J’en étais là de mes réflexions lorsque, dans le métro du retour, j’ai repris ma lecture de la Théorie du chiffon, la drôle de petite satire du milieu de la mode que Marc Lambron vient de nous pondre. Par un hasard étrange, je suis alors tombée pile sur le passage où le héros du livre, un grand couturier de la génération de Lagerfeld, décide de passer les égéries de l’industrie du parfum au vitriol. Il commence par dégommer « l’égérie de proximité », « une actrice américaine de dix-neuf ans, à peine échappée d’une famille où rôde l’inceste, mais exhalant la fraicheur que l’on peut trouver chez une jolie voisine ». Il continue avec la « star en ascension qui sait prendre un air de drame » et « la Française internationale qui a été mère au moins une fois » avant de finir avec la « féline italienne (…) qui cherche l’amant ».

Arrivée à la fin de ce décapent chapitre, j’étais ravie de constater que L’Oréal avait su nous épargner bon nombre de ces fadaises, si fréquentes chez d’autres parfums du groupe. La campagne de pub d'(Untitled) sera discrète et sans égérie, promis. A vrai dire, je ne vois même pas bien qui le portera, mais je me dis que c’est peut-être bon signe. Ce parfum, ce sera à ceux qui le souhaitent d’aller le trouver.

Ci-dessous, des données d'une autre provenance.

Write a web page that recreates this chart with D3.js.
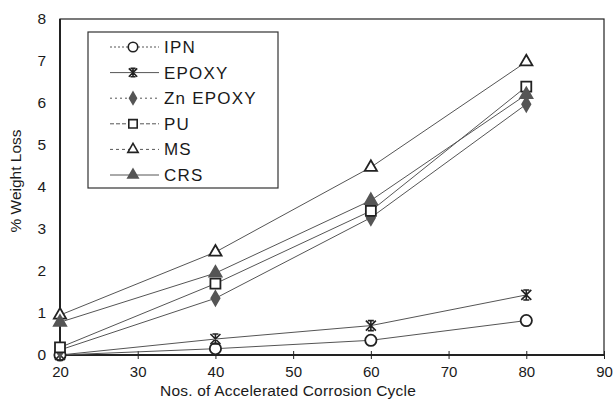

Géraldine Dormoy, Lexpress.fr Styles


(Untitled), de Maison Martin Margiela, à partir de 55 euros. Sortie en exclusivité chez Colette le 25 janvier, puis à partir d’avril dans les boutiques Margiela, au Printemps et chez Sephora. Théorie du chiffon, de Marc Lambron, éditions Grasset, 162 pages, 11,90 euros.